## REQUIRED WORK
Skipping all pictures, set down the lines of the listing from the first through the one with "const yMinor = [4900,5100,5300,5500,5700,5900];".

[START OF DATASET ROWS]

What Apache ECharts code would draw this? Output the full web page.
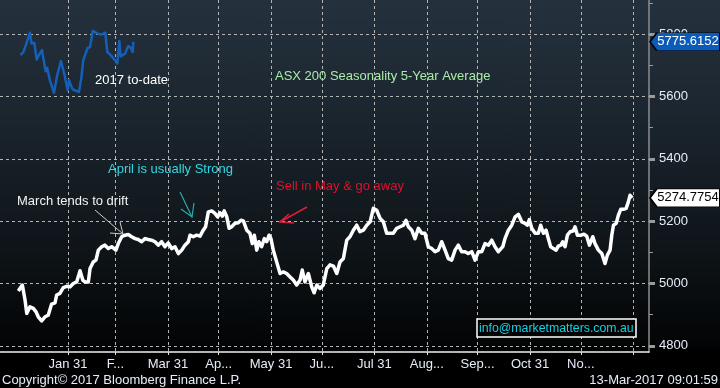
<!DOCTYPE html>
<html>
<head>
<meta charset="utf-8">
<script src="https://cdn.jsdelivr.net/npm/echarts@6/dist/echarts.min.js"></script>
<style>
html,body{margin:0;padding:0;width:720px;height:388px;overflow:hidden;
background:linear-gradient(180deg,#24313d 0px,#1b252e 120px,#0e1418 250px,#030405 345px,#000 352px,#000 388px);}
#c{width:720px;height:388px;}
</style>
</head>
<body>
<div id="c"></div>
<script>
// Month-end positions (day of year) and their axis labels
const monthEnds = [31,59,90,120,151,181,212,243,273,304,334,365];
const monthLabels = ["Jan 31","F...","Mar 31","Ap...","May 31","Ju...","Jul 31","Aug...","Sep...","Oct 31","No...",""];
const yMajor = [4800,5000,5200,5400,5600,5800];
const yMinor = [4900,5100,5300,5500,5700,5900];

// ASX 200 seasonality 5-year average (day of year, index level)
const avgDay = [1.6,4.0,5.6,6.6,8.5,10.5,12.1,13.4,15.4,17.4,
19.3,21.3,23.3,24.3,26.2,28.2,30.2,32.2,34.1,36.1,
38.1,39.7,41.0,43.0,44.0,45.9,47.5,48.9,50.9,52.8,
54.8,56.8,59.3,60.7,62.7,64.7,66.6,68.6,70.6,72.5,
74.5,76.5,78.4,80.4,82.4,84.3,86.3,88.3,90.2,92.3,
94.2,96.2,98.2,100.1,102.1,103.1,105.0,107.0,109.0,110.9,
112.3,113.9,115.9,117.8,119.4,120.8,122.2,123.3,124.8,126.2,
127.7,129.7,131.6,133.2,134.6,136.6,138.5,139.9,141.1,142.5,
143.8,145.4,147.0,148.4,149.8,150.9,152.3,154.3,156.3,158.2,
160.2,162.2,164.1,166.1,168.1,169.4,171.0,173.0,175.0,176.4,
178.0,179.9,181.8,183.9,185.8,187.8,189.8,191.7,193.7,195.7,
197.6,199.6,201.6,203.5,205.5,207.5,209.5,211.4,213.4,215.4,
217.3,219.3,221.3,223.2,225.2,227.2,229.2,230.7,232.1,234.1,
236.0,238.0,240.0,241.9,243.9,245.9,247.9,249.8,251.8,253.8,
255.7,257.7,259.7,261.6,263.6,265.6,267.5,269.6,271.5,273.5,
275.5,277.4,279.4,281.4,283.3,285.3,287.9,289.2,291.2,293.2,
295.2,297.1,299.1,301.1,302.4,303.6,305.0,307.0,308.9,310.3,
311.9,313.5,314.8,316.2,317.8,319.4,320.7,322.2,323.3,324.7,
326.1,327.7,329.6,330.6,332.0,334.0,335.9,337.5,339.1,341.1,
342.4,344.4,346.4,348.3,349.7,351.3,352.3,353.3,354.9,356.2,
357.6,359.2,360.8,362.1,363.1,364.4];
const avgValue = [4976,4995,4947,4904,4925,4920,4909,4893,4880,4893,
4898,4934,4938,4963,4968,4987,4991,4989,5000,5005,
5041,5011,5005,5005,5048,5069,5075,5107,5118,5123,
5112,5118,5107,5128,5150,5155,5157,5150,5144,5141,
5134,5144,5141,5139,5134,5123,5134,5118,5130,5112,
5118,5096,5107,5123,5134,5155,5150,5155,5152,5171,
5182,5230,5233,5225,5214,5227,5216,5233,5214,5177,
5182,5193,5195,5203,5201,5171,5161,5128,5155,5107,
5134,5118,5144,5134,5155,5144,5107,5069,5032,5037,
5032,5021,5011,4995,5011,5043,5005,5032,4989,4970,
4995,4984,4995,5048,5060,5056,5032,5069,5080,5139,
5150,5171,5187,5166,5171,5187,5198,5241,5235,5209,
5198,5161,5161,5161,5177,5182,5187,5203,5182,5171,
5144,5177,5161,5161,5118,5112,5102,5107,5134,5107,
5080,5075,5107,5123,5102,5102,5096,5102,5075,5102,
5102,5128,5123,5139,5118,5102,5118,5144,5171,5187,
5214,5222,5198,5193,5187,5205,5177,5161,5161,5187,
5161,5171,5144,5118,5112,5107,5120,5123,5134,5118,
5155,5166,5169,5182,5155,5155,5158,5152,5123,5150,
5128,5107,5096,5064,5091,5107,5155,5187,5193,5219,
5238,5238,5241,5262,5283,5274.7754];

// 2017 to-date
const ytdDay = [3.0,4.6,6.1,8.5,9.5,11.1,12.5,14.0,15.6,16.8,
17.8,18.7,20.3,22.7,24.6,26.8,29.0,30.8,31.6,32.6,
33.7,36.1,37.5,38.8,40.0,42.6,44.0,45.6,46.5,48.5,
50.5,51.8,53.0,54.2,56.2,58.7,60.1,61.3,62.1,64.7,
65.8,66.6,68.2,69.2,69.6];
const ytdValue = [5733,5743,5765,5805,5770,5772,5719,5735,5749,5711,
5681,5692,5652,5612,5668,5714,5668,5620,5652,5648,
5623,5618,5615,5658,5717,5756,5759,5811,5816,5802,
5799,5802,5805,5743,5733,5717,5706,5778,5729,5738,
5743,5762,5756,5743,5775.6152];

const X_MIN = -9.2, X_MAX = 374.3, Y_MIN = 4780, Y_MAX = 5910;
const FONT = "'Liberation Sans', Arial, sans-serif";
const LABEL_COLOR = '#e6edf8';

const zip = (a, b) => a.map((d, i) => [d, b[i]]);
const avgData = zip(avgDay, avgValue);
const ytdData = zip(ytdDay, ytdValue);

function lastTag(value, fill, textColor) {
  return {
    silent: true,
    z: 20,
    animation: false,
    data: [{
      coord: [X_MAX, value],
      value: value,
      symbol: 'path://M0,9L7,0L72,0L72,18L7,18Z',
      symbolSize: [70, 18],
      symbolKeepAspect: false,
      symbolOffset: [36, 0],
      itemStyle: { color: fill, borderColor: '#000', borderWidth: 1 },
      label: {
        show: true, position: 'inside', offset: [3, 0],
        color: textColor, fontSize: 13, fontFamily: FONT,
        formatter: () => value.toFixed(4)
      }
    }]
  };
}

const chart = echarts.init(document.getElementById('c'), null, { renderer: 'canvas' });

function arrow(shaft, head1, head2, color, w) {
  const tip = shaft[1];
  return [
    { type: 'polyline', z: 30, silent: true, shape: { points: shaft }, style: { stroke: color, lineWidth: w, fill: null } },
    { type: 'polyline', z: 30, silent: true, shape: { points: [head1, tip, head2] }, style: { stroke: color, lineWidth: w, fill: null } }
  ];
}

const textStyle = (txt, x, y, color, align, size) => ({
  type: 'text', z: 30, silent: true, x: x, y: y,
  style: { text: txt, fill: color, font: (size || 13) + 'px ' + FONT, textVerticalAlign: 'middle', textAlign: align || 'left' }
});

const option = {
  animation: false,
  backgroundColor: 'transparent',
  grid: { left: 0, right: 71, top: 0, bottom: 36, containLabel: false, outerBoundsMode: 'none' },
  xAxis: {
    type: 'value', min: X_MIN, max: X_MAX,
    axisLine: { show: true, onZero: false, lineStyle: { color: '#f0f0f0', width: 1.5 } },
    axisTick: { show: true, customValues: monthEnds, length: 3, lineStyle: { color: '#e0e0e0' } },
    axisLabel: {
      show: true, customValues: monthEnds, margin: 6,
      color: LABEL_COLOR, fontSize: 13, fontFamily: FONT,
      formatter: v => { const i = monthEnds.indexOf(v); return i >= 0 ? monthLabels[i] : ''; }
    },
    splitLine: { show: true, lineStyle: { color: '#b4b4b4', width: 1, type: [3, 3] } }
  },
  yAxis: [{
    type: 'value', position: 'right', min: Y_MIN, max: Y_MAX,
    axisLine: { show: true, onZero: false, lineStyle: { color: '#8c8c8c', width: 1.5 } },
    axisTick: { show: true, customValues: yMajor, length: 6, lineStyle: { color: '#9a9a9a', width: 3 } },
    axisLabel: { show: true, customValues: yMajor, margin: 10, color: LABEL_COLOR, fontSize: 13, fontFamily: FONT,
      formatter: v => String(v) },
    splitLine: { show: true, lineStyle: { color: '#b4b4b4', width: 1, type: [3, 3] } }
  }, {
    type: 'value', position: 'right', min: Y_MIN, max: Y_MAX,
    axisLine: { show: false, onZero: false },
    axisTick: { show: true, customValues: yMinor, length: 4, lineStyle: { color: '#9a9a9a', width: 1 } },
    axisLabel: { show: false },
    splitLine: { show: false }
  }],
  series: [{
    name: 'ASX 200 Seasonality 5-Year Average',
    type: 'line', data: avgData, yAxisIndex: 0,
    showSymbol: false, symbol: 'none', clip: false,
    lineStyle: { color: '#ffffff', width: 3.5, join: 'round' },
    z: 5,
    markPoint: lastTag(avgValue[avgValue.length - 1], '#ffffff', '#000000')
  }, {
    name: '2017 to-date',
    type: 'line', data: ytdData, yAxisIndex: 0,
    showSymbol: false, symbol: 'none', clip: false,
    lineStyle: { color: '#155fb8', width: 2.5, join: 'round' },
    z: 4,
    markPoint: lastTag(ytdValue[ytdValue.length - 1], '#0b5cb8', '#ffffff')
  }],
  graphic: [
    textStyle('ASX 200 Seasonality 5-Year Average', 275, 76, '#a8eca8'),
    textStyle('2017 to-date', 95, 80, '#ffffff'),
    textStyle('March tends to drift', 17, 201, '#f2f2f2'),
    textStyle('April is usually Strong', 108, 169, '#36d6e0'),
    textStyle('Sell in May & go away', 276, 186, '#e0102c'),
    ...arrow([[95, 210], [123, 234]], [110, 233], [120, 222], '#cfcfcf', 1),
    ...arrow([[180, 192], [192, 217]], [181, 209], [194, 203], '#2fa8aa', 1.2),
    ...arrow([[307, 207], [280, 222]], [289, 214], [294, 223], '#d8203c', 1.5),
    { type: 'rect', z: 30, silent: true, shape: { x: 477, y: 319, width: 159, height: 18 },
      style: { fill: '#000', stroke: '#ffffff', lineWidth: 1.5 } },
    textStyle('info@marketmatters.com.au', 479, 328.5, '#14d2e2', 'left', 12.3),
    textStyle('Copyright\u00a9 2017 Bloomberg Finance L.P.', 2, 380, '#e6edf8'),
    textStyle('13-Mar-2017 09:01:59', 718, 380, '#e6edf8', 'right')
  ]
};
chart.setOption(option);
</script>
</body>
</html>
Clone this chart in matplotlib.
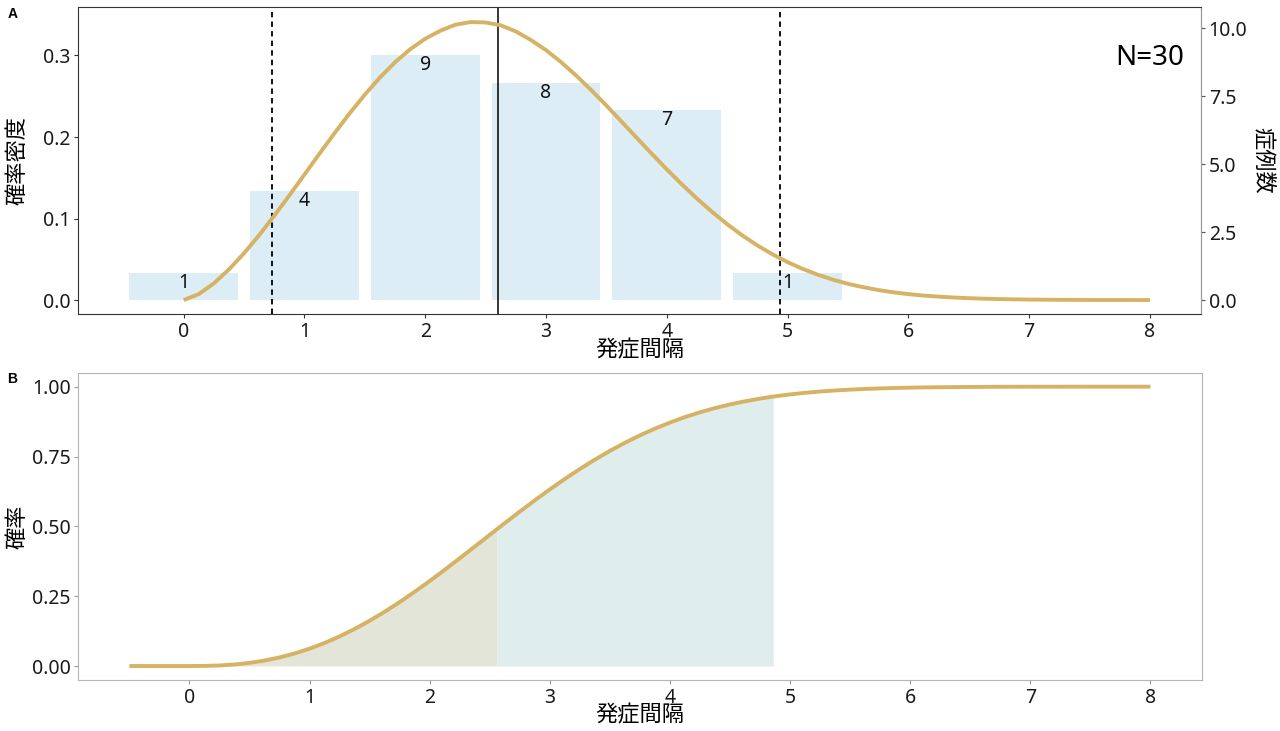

[END OF DATASET ROWS]

## RESULT
What Apache ECharts code would draw this? Output the full web page.
<!DOCTYPE html>
<html>
<head>
<meta charset="utf-8">
<script src="https://cdn.jsdelivr.net/npm/echarts@6/dist/echarts.min.js"></script>
<style>
html,body{margin:0;padding:0;width:720px;height:388px;overflow:hidden;
background:linear-gradient(180deg,#24313d 0px,#1b252e 120px,#0e1418 250px,#030405 345px,#000 352px,#000 388px);}
#c{width:720px;height:388px;}
</style>
</head>
<body>
<div id="c"></div>
<script>
// Month-end positions (day of year) and their axis labels
const monthEnds = [31,59,90,120,151,181,212,243,273,304,334,365];
const monthLabels = ["Jan 31","F...","Mar 31","Ap...","May 31","Ju...","Jul 31","Aug...","Sep...","Oct 31","No...",""];
const yMajor = [4800,5000,5200,5400,5600,5800];
const yMinor = [4900,5100,5300,5500,5700,5900];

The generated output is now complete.